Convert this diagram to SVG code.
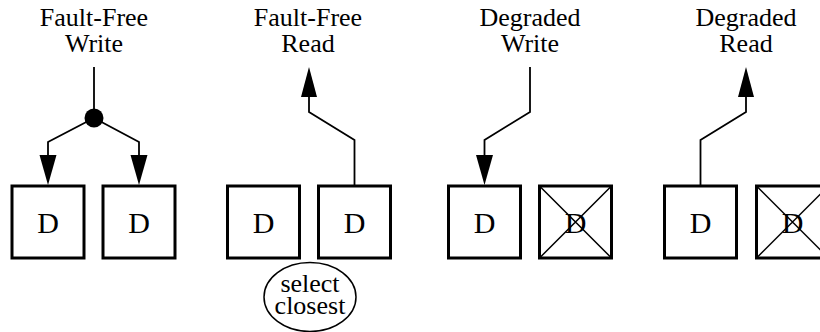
<svg xmlns="http://www.w3.org/2000/svg" width="820" height="332" viewBox="0 0 820 332">
  <style>
    .title { font-family: "Liberation Serif", "Times New Roman", serif; font-size: 26px; fill: #000; text-anchor: middle; }
    .disk { fill: #fff; stroke: #000; stroke-width: 3; }
    .label { font-family: "Liberation Serif", "Times New Roman", serif; font-size: 30px; fill: #000; text-anchor: middle; }
    .cross { stroke: #000; stroke-width: 1.5; fill: none; }
    .wire { stroke: #000; stroke-width: 1.8; fill: none; }
    .head { fill: #000; stroke: none; }
    .note { font-family: "Liberation Serif", "Times New Roman", serif; font-size: 26px; fill: #000; text-anchor: middle; }
  </style>
  <rect width="820" height="332" fill="#fff"/>

  <!-- operation titles -->
  <g id="title-ff-write"><text class="title" x="94" y="26">Fault-Free</text><text class="title" x="94" y="52">Write</text></g>
  <g id="title-ff-read"><text class="title" x="308" y="26">Fault-Free</text><text class="title" x="308" y="52">Read</text></g>
  <g id="title-dg-write"><text class="title" x="530" y="26">Degraded</text><text class="title" x="530" y="52">Write</text></g>
  <g id="title-dg-read"><text class="title" x="746" y="26">Degraded</text><text class="title" x="746" y="52">Read</text></g>

  <!-- disks -->
  <g id="disk1"><rect class="disk" x="12" y="186" width="72" height="72"/><text class="label" x="48" y="233">D</text></g>
  <g id="disk2"><rect class="disk" x="103" y="186" width="72" height="72"/><text class="label" x="139" y="233">D</text></g>
  <g id="disk3"><rect class="disk" x="227.5" y="186" width="72" height="72"/><text class="label" x="263.5" y="233">D</text></g>
  <g id="disk4"><rect class="disk" x="318.5" y="186" width="72" height="72"/><text class="label" x="354.5" y="233">D</text></g>
  <g id="disk5"><rect class="disk" x="448.5" y="186" width="72" height="72"/><text class="label" x="484.5" y="233">D</text></g>
  <g id="disk6-failed"><rect class="disk" x="539.5" y="186" width="72" height="72"/><text class="label" x="575.5" y="233">D</text>
    <path class="cross" d="M539.5,186 L611.5,258 M611.5,186 L539.5,258"/></g>
  <g id="disk7"><rect class="disk" x="664.5" y="186" width="72" height="72"/><text class="label" x="700.5" y="233">D</text></g>
  <g id="disk8-failed"><rect class="disk" x="756.5" y="186" width="72" height="72"/><text class="label" x="792.5" y="233">D</text>
    <path class="cross" d="M756.5,186 L828.5,258 M828.5,186 L756.5,258"/></g>

  <!-- read policy note -->
  <g id="select-closest">
    <ellipse cx="310" cy="297" rx="46" ry="34.5" fill="#fff" stroke="#000" stroke-width="1.5"/>
    <text class="note" x="310" y="292">select</text>
    <text class="note" x="310" y="313.5">closest</text>
  </g>

  <!-- connectors -->
  <g id="connectors">
    <path class="wire" d="M94,67 V118 M94,118 L48,142 V156 M94,118 L139,142 V156"/>
    <circle cx="94" cy="118" r="9.5" fill="#000"/>
    <polygon class="head" points="48,185 39.5,155 56.5,155"/>
    <polygon class="head" points="139,185 130.5,155 147.5,155"/>

    <path class="wire" d="M354.5,186 V140 L309,112 V96"/>
    <polygon class="head" points="309,67 301,97 317,97"/>

    <path class="wire" d="M530,67 V112 L484.5,140 V156"/>
    <polygon class="head" points="484.5,185 476,155 493,155"/>

    <path class="wire" d="M700.5,186 V140 L746,112 V96"/>
    <polygon class="head" points="746,67 738,97 754,97"/>
  </g>
</svg>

- _What is required_
Transcribe all the data word for word; the images stay out.

- _Written answer_
Convert this diagram to SVG code.
<svg xmlns="http://www.w3.org/2000/svg" width="820" height="332" viewBox="0 0 820 332">
  <style>
    .title { font-family: "Liberation Serif", "Times New Roman", serif; font-size: 26px; fill: #000; text-anchor: middle; }
    .disk { fill: #fff; stroke: #000; stroke-width: 3; }
    .label { font-family: "Liberation Serif", "Times New Roman", serif; font-size: 30px; fill: #000; text-anchor: middle; }
    .cross { stroke: #000; stroke-width: 1.5; fill: none; }
    .wire { stroke: #000; stroke-width: 1.8; fill: none; }
    .head { fill: #000; stroke: none; }
    .note { font-family: "Liberation Serif", "Times New Roman", serif; font-size: 26px; fill: #000; text-anchor: middle; }
  </style>
  <rect width="820" height="332" fill="#fff"/>

  <!-- operation titles -->
  <g id="title-ff-write"><text class="title" x="94" y="26">Fault-Free</text><text class="title" x="94" y="52">Write</text></g>
  <g id="title-ff-read"><text class="title" x="308" y="26">Fault-Free</text><text class="title" x="308" y="52">Read</text></g>
  <g id="title-dg-write"><text class="title" x="530" y="26">Degraded</text><text class="title" x="530" y="52">Write</text></g>
  <g id="title-dg-read"><text class="title" x="746" y="26">Degraded</text><text class="title" x="746" y="52">Read</text></g>

  <!-- disks -->
  <g id="disk1"><rect class="disk" x="12" y="186" width="72" height="72"/><text class="label" x="48" y="233">D</text></g>
  <g id="disk2"><rect class="disk" x="103" y="186" width="72" height="72"/><text class="label" x="139" y="233">D</text></g>
  <g id="disk3"><rect class="disk" x="227.5" y="186" width="72" height="72"/><text class="label" x="263.5" y="233">D</text></g>
  <g id="disk4"><rect class="disk" x="318.5" y="186" width="72" height="72"/><text class="label" x="354.5" y="233">D</text></g>
  <g id="disk5"><rect class="disk" x="448.5" y="186" width="72" height="72"/><text class="label" x="484.5" y="233">D</text></g>
  <g id="disk6-failed"><rect class="disk" x="539.5" y="186" width="72" height="72"/><text class="label" x="575.5" y="233">D</text>
    <path class="cross" d="M539.5,186 L611.5,258 M611.5,186 L539.5,258"/></g>
  <g id="disk7"><rect class="disk" x="664.5" y="186" width="72" height="72"/><text class="label" x="700.5" y="233">D</text></g>
  <g id="disk8-failed"><rect class="disk" x="756.5" y="186" width="72" height="72"/><text class="label" x="792.5" y="233">D</text>
    <path class="cross" d="M756.5,186 L828.5,258 M828.5,186 L756.5,258"/></g>

  <!-- read policy note -->
  <g id="select-closest">
    <ellipse cx="310" cy="297" rx="46" ry="34.5" fill="#fff" stroke="#000" stroke-width="1.5"/>
    <text class="note" x="310" y="292">select</text>
    <text class="note" x="310" y="313.5">closest</text>
  </g>

  <!-- connectors -->
  <g id="connectors">
    <path class="wire" d="M94,67 V118 M94,118 L48,142 V156 M94,118 L139,142 V156"/>
    <circle cx="94" cy="118" r="9.5" fill="#000"/>
    <polygon class="head" points="48,185 39.5,155 56.5,155"/>
    <polygon class="head" points="139,185 130.5,155 147.5,155"/>

    <path class="wire" d="M354.5,186 V140 L309,112 V96"/>
    <polygon class="head" points="309,67 301,97 317,97"/>

    <path class="wire" d="M530,67 V112 L484.5,140 V156"/>
    <polygon class="head" points="484.5,185 476,155 493,155"/>

    <path class="wire" d="M700.5,186 V140 L746,112 V96"/>
    <polygon class="head" points="746,67 738,97 754,97"/>
  </g>
</svg>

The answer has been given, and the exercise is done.